At the beginning of December in the first part of this article we told you about our strengths, our weaknesses and the resulting winter goals. Now, a good four weeks later it’s time to report on the first phase of our winter-workouts. You could say ‘false start’ is the best description up until now, but read on for yourself…
It has been a bit of a slow start to the Ride Fit program for me, waiting to get over the motivational hurdle that is the New Year. But 2015 has rolled in and it’s now time to get serious. As a target driven person I really needed some structure to benefit from a training plan and so will be working with a Dirt School personal trainer, Rab Wardell, an XC missile, who has raced for the GB Team in the Commonwealth Games and numerous World Cup Races. As a UCI World Cycling Centre Expert Coach, he is well qualified to drag my lazy body back to a decent level of fitness.
Before we begin building a program, Rab needs to see what level he has to work with, so it was off to the Edinburgh Napier University to get thoroughly tested in the Sports Science department. One of the leading centres for cycle fitness studies, Napier is pioneering a new fitness test based on the specific demands of elite enduro racing, mixing anthropometry (how fat I am) with maximal aerobic power and repeated anaerobic power studies. I had a feeling this was going to hurt!

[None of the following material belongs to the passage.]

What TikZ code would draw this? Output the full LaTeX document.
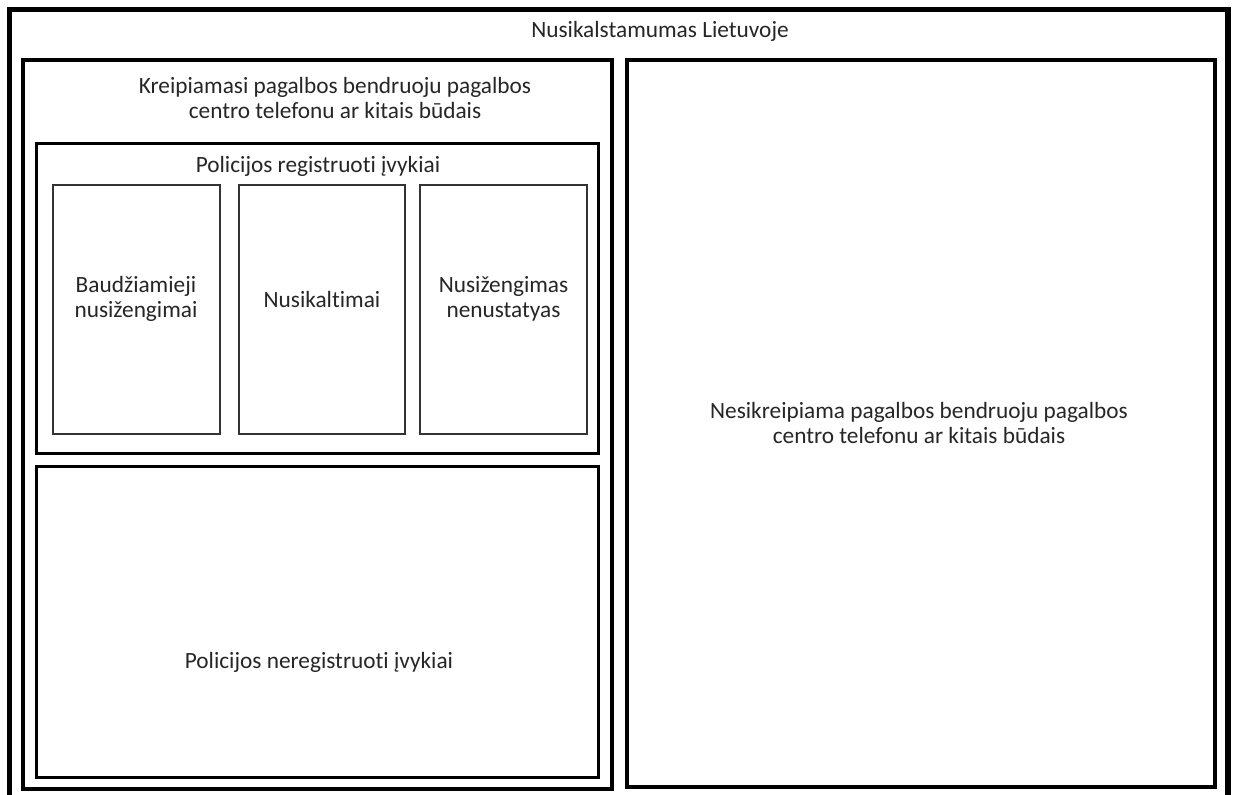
\documentclass[tikz,border=0pt]{standalone}
\usepackage{fontspec}
\setmainfont{Carlito}[Ligatures={NoCommon}]
\begin{document}
\begin{tikzpicture}[x=1pt,y=-1pt,
  lbl/.style={align=center,font=\fontsize{23.3}{25.5}\selectfont,text=black!85,inner sep=0pt},
  outerbox/.style={draw=black,line width=5.5pt},
  colbox/.style={draw=black,line width=4pt},
  midbox/.style={draw=black,line width=3pt},
  smallbox/.style={draw=black!80,line width=2pt}]
\useasboundingbox[fill=white] (0,0) rectangle (1235,795);
\begin{scope}
\clip (0,0) rectangle (1235,795);
\draw[outerbox] (9.5,9.5) rectangle (1228,820);
\draw[colbox] (23,60) rectangle (612,789);
\draw[colbox] (627,60) rectangle (1215,787);
\draw[midbox] (36,143) rectangle (598,453);
\draw[midbox] (36,466) rectangle (598,777);
\draw[smallbox] (53,184.5) rectangle (219.5,434);
\draw[smallbox] (238.5,184.5) rectangle (404.5,434);
\draw[smallbox] (419.5,184.5) rectangle (587,434);
\end{scope}
\node[lbl] (title) at (660,31) {Nusikalstamumas Lietuvoje};
\node[lbl] (kreip) at (335,98) {Kreipiamasi pagalbos bendruoju pagalbos\\centro telefonu ar kitais būdais};
\node[lbl] (reg) at (318,166) {Policijos registruoti įvykiai};
\node[lbl] (baud) at (136,299) {Baudžiamieji\\nusižengimai};
\node[lbl] (nusik) at (322,299) {Nusikaltimai};
\node[lbl] (nust) at (503.5,299) {Nusižengimas\\nenustatyas};
\node[lbl] (nereg) at (319,662) {Policijos neregistruoti įvykiai};
\node[lbl] (nesik) at (919,423) {Nesikreipiama pagalbos bendruoju pagalbos\\centro telefonu ar kitais būdais};
\end{tikzpicture}
\end{document}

For 2 hours, I was poked prodded and probed, desperately attempting to put down my feeble power on the Wattbike. There is nowhere to hide during these tests, it is all or nothing and with no ‘end’ a massive mental challenge. However, I did not pass out and now I have a baseline. I know that my body contains 42.8kg of lean muscle, I can only presume that the additional 32.8kg is fat! My power to weight ratio from the ramp test was 4.46W/kg (with a peak power of 335w) and I can put down just over 1000w in a sprint. The next step is to meet up with Rab and come up with a Dirstchool Coaching program that I will stick too like glue and retest in 3 months. Until then I have dusted off the old running shoes and am putting in some easy miles at night in preperation for ramping things up.
“Things always work out differently than you expect”, – one of those wisdoms my mother used to tell me and it certainly can be applied to my winter training. I set out into the off-season highly motivated, did a performance diagnostics test and set myself aims to improve on my weaknesses. These are above all in the area of base endurance fitness and are best worked on with long, low intensity training sessions.
But who wants to sit on their bike for hours in filthy weather and temperatures of zero degrees and ride for so long you can’t feel your toes? Not me! And then a lack of time started to be a problem: I had to get rid of the illusion of excessive endurance training.
So my current aim is primarily to increase my core strength, my agility and to improve my coordination. To do this I’ve discovered a completely new winter compatible sport – ice hockey!
The short, hard intervals make you harder and the combination of skating and the stick really schools your coordination. The “fights” over the puck bring strength too. Additionally I’m going to the gym once a week for strength work, ride at least once a week and sometimes do a session at home on the black roll whilst watching TV. Endurance training has been postponed and will be resumed when it gets warmer – thank goodness I don’t have any competitive goals.
If the sun does come out for a bit I prefer to thrash down the trails than to get on the road bike and hit the tarmac. Here’s an edit from the last weekends:
This knee is getting on my nerves! Yes the swelling after the ligament damage is almost gone and the movement is coming back but the joint still isn’t working completely smoothly.
After the few times in the past weeks when I’ve managed to get on the bike I’ve had 1-2 days afterwards when walking has been a bit uncomfortable. The combination of horrible weather, Christmas celebrations and full-time-job has naturally been poison for my motivation.
But: progress can be seen and that’s what counts! So at the moment my focus is on stabilisation training, occasional turbo trainer sessions and a little bit of gym work.
In the next weeks we will give you more exciting and interesting insights into our winter training. You can experience the highs and lows. How can you overcome your lack of motivation and integrate training in your routine in-spite of a stressful job? We’ll do our best and continue to inform you.